Sometimes, when you live with a Chronic illness, it’s easy to overlook the abundance in your life. A few may even tell you that they have nothing to be thankful for. Yet, their perception couldn’t be farther from the truth. We have all had the difficult years. Those that are riddled with flares and setbacks. We have all experienced bad news … followed by worse news. It’s hard to bear. It hurts, in numerous ways. Still, we know that we have been blessed with abundance. And, in our heart of hearts, we are (or should be) thankful … hopeful … even joyful.
“Give and it will be given to you …” — Luke 6:38
Scripture holds many verses on the subject. All are meant to teach and inspire. In Deuteronomy 24:19-21, we are instructed to remember and provide for, “… the foreigner, the fatherless and the widow.” Our abundance exists, whether in our fields or on our tables. With that in mind, I want to expand upon the idea. There are countless ways that we all can share our abundance. And there is no better time than the present to do it. This holds true for those who live with Chronic illness and those who don’t.

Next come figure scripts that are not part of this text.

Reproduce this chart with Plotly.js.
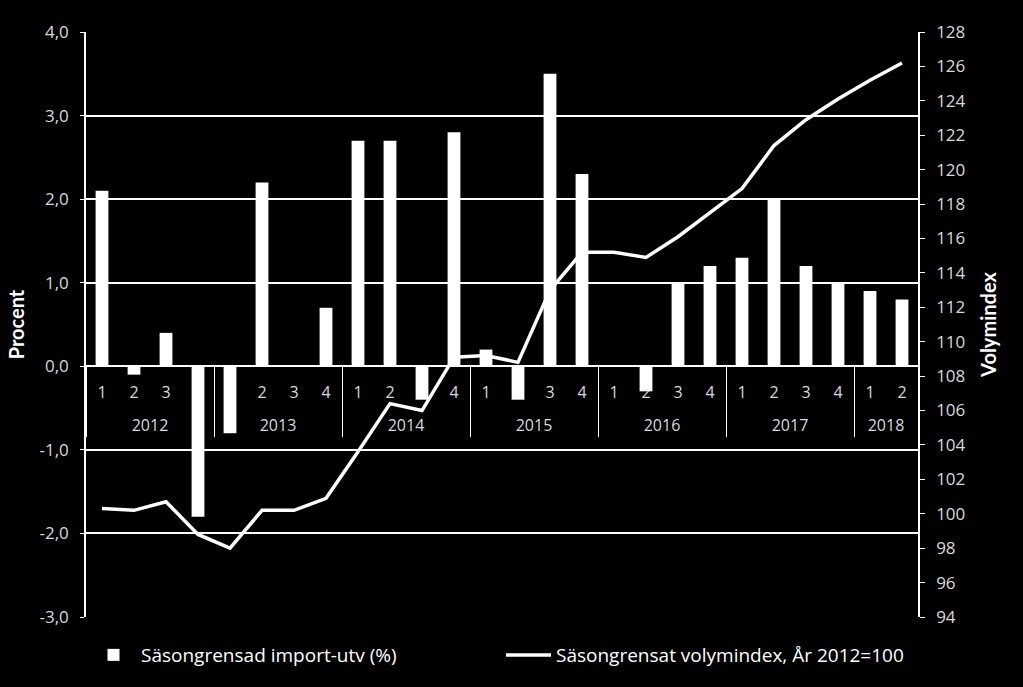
<!DOCTYPE html>
<html>
<head>
<meta charset="utf-8">
<script src="https://cdn.plot.ly/plotly-3.0.1.min.js"></script>
<style>
    body { margin: 0; background: #000; }
</style>
</head>
<body>
<div id="graph" style="width:1023px;height:687px"></div>
<script>
// kvartal 2012 Q1 - 2018 Q2
const yearLabels = [
    '2012', '2012', '2012', '2012',
    '2013', '2013', '2013', '2013',
    '2014', '2014', '2014', '2014',
    '2015', '2015', '2015', '2015',
    '2016', '2016', '2016', '2016',
    '2017', '2017', '2017', '2017',
    '2018', '2018'
];
const quarterLabels = [
    '1', '2', '3', '4',
    '1', '2', '3', '4',
    '1', '2', '3', '4',
    '1', '2', '3', '4',
    '1', '2', '3', '4',
    '1', '2', '3', '4',
    '1', '2'
];

// Säsongrensad import-utv (%)
const importGrowth = [
    2.1, -0.1, 0.4, -1.8,
    -0.8, 2.2, 0.0, 0.7,
    2.7, 2.7, -0.4, 2.8,
    0.2, -0.4, 3.5, 2.3,
    0.0, -0.3, 1.0, 1.2,
    1.3, 2.0, 1.2, 1.0,
    0.9, 0.8
];

// Säsongrensat volymindex, År 2012=100
const volumeIndex = [
    100.3, 100.2, 100.7, 98.8,
    98.0, 100.2, 100.2, 100.9,
    103.6, 106.4, 106.0, 109.1,
    109.2, 108.8, 113.0, 115.2,
    115.2, 114.9, 116.1, 117.5,
    118.9, 121.4, 122.9, 124.1,
    125.2, 126.2
];

// vänster axel, med vanligt bindestreck som minustecken
const percentTickValues = [-3, -2, -1, 0, 1, 2, 3, 4];
const percentTickText = ['-3,0', '-2,0', '-1,0', '0,0', '1,0', '2,0', '3,0', '4,0'];

const tickFamily = '"Open Sans", Lato, sans-serif';
const titleFamily = 'Lato, "Open Sans", sans-serif';
const labelColor = '#d9d9d9';

// årtalen ska stå en rad under kvartalen, som i Excel
const yearRow = yearLabels.map(y => '<br>' + y);

const barTrace = {
    x: [yearRow, quarterLabels],
    y: importGrowth,
    type: 'bar',
    name: 'Säsongrensad import-utv (%)',
    marker: {color: '#ffffff', line: {width: 0}},
    yaxis: 'y'
};

const lineTrace = {
    x: [yearRow, quarterLabels],
    y: volumeIndex,
    type: 'scatter',
    mode: 'lines',
    name: 'Säsongrensat volymindex, År 2012=100',
    line: {color: '#ffffff', width: 3.5},
    yaxis: 'y2'
};

const layout = {
    width: 1023,
    height: 687,
    paper_bgcolor: '#000000',
    plot_bgcolor: '#000000',
    separators: ', ',
    font: {family: tickFamily, color: labelColor, size: 16},
    margin: {l: 86, r: 105, t: 32, b: 70},
    bargap: 0.6,
    showlegend: true,
    legend: {
        orientation: 'h',
        x: 0.0,
        xanchor: 'left',
        y: -0.065,
        yanchor: 'middle',
        font: {size: 19, color: '#ffffff'},
        itemwidth: 45,
        entrywidth: 355,
        bgcolor: 'rgba(0,0,0,0)'
    },
    xaxis: {
        type: 'multicategory',
        anchor: 'free',
        position: 3 / 7,
        showline: true,
        linecolor: '#ffffff',
        linewidth: 1.5,
        showgrid: false,
        zeroline: false,
        showdividers: true,
        dividercolor: '#ffffff',
        dividerwidth: 1,
        ticks: '',
        ticklabelstandoff: 12,
        tickfont: {size: 16, color: labelColor},
        layer: 'below traces'
    },
    yaxis: {
        range: [-3, 4],
        tickmode: 'array',
        tickvals: percentTickValues,
        ticktext: percentTickText,
        showgrid: true,
        gridcolor: '#ffffff',
        gridwidth: 1.5,
        zeroline: false,
        showline: true,
        linecolor: '#ffffff',
        linewidth: 1.5,
        ticks: 'outside',
        ticklen: 4,
        tickcolor: '#ffffff',
        ticklabelstandoff: 8,
        tickfont: {size: 17, color: labelColor},
        title: {text: 'Procent', font: {family: titleFamily, size: 20, color: '#ffffff', weight: 'bold'}, standoff: 10}
    },
    yaxis2: {
        range: [94, 128],
        dtick: 2,
        overlaying: 'y',
        side: 'right',
        anchor: 'x',
        showgrid: false,
        zeroline: false,
        showline: true,
        linecolor: '#ffffff',
        linewidth: 1.5,
        ticks: 'outside',
        ticklen: 5,
        tickcolor: '#ffffff',
        ticklabelstandoff: 8,
        tickfont: {size: 17, color: labelColor},
        title: {text: 'Volymindex', font: {family: titleFamily, size: 20, color: '#ffffff', weight: 'bold'}, standoff: 17}
    },
    hovermode: false
};

const config = {
    displayModeBar: false,
    responsive: false
};

Plotly.newPlot('graph', [barTrace, lineTrace], layout, config);
</script>
</body>
</html>
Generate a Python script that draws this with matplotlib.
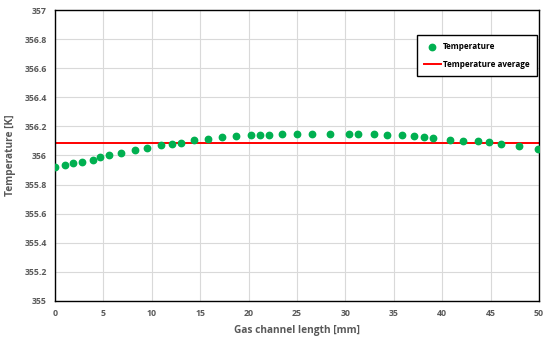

Nothing helps you to understand need better than to give of yourself, your time and your abundance. Volunteer at a homeless shelter, or a food bank. Take a warm meal to a neighbor who is struggling with mobility issues. Give of your abilities to those who can use your help … rake leaves, clean gutters, have a chat, run an errand, invite the lonely, etc. It’s a small gesture, in the grand scheme of things. But to the person in need, what you do is priceless.
Personally, I have always found that giving of myself helps me to keep a better perspective of my own life. Living with multiple Chronic illnesses can be frustrating. I can’t deny that. But when I am helping others, I see beyond myself. Suddenly my flare doesn’t seem as bad, or as overwhelming as it once did. The additional tests and/or medication isn’t as much of an inconvenience. During these moments, I’ve realized that I’m doing pretty good — I’m managing my illnesses. It isn’t the other way around. I’m contributing to the world around me. I’m doing so many things that I enjoy doing. Other times, I have been inspired by people who are physically less fortunate than me. And I have become even more tenacious … to try harder, eat healthier, etc. My father, a WWII veteran, used to say, “It can always be worse.” This is so true.
So as Thanksgiving approaches, look around you. Embrace your abundance. Be thankful for every good day — for all that you have. Be realistic in your own expectations. Be hopeful. And reach out to those in need. Together, we are in this journey called life. Dare to care!